• Supplied data
——
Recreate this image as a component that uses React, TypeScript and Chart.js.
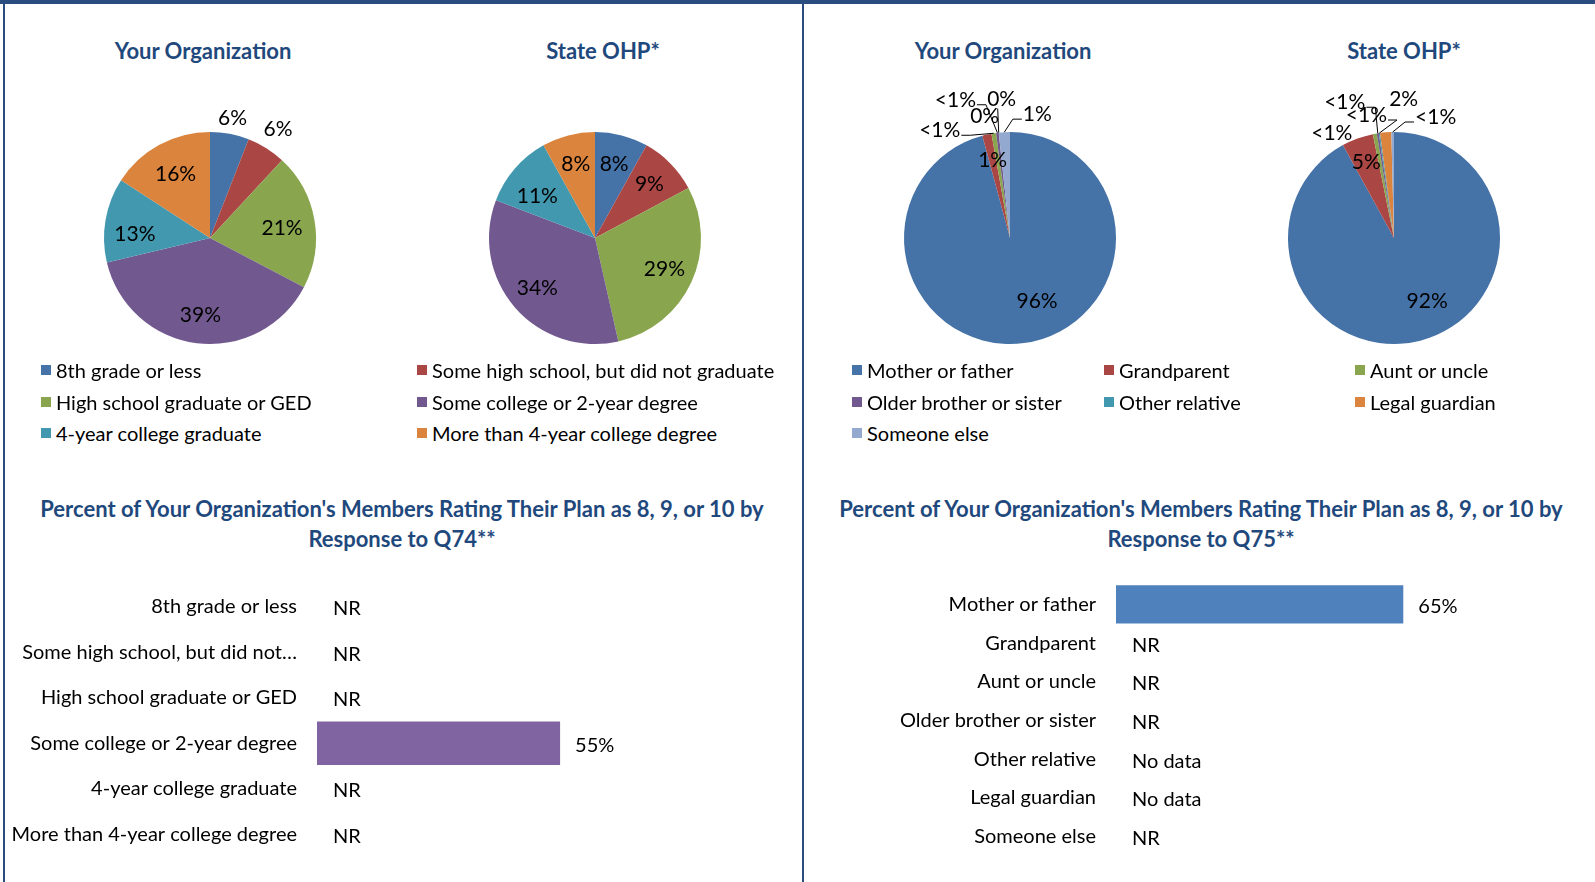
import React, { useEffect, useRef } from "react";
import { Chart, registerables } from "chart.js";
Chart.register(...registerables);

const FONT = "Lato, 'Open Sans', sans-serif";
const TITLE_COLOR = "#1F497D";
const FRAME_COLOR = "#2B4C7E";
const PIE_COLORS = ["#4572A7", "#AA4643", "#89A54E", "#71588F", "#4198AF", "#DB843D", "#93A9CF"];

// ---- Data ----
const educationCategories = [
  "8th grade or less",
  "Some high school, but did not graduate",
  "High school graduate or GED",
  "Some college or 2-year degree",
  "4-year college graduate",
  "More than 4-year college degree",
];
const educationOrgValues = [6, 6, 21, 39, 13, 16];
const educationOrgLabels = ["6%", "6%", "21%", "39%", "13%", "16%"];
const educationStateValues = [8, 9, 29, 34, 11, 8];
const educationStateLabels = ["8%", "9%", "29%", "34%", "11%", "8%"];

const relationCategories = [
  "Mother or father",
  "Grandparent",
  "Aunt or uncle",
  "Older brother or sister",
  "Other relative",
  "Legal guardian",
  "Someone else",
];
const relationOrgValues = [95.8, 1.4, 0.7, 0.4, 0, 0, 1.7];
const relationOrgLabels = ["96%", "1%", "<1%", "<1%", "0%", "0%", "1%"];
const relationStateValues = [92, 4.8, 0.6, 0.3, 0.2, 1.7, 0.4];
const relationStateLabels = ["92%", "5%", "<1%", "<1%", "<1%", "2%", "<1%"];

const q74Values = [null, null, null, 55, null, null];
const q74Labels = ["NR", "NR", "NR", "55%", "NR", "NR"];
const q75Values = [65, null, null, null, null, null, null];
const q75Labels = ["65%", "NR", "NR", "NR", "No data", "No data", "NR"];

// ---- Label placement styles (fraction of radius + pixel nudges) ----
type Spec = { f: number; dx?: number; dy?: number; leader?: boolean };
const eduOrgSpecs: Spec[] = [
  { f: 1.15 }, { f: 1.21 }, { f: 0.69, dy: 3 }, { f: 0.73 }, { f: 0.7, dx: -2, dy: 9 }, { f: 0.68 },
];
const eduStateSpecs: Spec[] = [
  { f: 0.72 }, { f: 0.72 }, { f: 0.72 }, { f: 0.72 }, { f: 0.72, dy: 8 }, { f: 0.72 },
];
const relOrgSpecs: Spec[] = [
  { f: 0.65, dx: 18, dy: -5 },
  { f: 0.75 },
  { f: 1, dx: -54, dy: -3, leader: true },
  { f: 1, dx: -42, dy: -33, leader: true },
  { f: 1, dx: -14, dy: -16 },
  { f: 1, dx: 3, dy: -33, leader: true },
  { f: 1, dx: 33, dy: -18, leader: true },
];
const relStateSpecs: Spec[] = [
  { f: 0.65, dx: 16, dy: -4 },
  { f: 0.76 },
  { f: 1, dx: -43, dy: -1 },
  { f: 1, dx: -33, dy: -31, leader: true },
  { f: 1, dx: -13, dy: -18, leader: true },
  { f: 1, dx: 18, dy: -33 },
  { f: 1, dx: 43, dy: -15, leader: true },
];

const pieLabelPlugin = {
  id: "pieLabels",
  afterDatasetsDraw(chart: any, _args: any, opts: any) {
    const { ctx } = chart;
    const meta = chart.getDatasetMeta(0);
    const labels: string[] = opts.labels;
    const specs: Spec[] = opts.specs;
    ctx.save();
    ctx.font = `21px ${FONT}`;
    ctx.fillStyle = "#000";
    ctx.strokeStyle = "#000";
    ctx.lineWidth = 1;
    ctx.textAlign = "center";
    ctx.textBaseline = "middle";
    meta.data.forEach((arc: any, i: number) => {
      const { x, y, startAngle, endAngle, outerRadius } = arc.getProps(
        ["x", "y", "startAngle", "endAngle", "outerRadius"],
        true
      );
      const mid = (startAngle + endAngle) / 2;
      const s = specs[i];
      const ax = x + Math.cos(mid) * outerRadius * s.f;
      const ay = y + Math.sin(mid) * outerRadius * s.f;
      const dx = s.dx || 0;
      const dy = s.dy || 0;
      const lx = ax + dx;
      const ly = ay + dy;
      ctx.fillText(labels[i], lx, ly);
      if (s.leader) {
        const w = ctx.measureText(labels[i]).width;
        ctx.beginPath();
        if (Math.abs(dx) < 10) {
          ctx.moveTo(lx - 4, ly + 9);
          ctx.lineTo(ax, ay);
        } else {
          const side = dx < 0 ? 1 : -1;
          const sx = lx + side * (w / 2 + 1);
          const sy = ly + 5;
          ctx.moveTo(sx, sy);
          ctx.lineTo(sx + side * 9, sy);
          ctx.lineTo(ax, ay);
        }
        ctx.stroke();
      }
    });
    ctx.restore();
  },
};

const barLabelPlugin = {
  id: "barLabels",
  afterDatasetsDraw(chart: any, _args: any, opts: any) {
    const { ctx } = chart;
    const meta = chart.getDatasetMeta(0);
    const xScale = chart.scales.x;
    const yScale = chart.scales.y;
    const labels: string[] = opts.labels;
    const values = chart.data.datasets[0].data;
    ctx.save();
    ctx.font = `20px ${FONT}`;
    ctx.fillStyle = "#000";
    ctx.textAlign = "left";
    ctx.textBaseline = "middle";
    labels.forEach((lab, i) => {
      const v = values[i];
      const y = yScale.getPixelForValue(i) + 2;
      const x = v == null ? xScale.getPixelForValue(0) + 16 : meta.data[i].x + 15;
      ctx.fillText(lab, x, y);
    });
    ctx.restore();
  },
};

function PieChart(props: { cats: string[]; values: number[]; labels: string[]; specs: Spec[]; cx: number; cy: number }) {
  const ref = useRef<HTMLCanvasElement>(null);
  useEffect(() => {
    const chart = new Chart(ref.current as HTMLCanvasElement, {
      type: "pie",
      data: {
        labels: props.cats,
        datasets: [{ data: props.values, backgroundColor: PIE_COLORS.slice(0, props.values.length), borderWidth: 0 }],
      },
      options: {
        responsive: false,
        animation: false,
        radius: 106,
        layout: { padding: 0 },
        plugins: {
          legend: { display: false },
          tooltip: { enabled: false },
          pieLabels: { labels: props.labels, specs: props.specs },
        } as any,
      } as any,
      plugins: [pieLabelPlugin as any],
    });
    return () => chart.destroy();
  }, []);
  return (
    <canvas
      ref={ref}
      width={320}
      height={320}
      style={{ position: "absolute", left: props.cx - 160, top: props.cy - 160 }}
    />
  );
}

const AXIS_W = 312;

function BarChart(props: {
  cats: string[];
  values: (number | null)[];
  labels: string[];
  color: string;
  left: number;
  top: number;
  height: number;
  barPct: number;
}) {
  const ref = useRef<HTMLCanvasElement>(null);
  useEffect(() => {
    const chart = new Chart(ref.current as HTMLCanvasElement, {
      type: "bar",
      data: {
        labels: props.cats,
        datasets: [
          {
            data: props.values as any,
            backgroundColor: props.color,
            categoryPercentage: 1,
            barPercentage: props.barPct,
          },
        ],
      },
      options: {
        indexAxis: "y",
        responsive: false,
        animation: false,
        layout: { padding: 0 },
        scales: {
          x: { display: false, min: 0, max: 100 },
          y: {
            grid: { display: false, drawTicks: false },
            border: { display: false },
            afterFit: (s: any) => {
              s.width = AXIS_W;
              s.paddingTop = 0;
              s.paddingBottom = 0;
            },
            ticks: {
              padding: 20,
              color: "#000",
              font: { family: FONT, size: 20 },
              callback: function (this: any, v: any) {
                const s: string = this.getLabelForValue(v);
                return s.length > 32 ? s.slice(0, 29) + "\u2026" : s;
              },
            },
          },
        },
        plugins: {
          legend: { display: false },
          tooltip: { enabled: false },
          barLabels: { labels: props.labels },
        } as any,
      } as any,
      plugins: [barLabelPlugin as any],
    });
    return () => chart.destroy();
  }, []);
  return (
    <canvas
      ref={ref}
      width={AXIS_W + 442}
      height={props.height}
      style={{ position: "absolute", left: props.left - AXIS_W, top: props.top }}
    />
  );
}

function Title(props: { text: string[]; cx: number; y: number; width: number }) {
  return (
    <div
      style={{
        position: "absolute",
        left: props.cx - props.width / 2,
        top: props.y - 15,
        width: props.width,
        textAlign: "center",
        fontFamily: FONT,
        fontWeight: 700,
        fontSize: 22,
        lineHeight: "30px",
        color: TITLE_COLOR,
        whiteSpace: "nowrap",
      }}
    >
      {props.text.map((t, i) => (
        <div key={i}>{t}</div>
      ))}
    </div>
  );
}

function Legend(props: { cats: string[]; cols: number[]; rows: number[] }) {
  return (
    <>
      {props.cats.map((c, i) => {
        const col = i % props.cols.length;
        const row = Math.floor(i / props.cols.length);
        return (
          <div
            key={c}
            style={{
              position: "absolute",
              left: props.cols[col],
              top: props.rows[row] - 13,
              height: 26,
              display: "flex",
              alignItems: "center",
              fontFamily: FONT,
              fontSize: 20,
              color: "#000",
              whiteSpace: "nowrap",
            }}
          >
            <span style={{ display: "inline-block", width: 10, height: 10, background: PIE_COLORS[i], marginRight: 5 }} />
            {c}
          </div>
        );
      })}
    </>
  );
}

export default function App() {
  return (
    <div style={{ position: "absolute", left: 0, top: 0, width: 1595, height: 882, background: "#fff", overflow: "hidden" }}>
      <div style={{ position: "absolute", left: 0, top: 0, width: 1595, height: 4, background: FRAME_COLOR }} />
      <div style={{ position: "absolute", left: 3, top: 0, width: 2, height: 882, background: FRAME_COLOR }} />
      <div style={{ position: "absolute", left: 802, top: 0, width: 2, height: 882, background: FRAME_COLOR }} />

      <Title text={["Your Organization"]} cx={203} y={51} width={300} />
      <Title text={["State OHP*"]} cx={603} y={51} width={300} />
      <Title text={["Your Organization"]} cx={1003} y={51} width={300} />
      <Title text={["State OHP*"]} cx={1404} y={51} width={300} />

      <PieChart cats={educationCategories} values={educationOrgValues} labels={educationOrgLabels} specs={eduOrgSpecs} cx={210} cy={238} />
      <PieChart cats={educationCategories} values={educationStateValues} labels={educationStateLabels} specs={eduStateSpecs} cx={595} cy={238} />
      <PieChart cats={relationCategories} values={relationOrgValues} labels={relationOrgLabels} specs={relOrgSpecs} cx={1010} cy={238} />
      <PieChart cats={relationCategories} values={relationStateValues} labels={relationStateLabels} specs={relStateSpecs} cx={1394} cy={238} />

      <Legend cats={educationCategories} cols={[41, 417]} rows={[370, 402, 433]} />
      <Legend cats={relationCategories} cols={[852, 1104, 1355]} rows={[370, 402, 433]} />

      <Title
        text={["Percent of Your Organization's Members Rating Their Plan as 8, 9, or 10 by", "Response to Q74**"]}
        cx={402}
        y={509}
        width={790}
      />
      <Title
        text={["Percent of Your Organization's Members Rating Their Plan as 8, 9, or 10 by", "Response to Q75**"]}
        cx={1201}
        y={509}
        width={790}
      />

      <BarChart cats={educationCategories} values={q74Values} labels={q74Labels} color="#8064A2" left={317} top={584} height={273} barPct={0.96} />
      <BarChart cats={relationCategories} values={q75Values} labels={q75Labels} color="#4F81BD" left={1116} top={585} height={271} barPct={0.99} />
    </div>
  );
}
——
• What the task asks
Filter the listing for the word "this" and copy every line that holds it.

• Complete output
Recreate this image as a component that uses React, TypeScript and Chart.js.
              callback: function (this: any, v: any) {
                const s: string = this.getLabelForValue(v);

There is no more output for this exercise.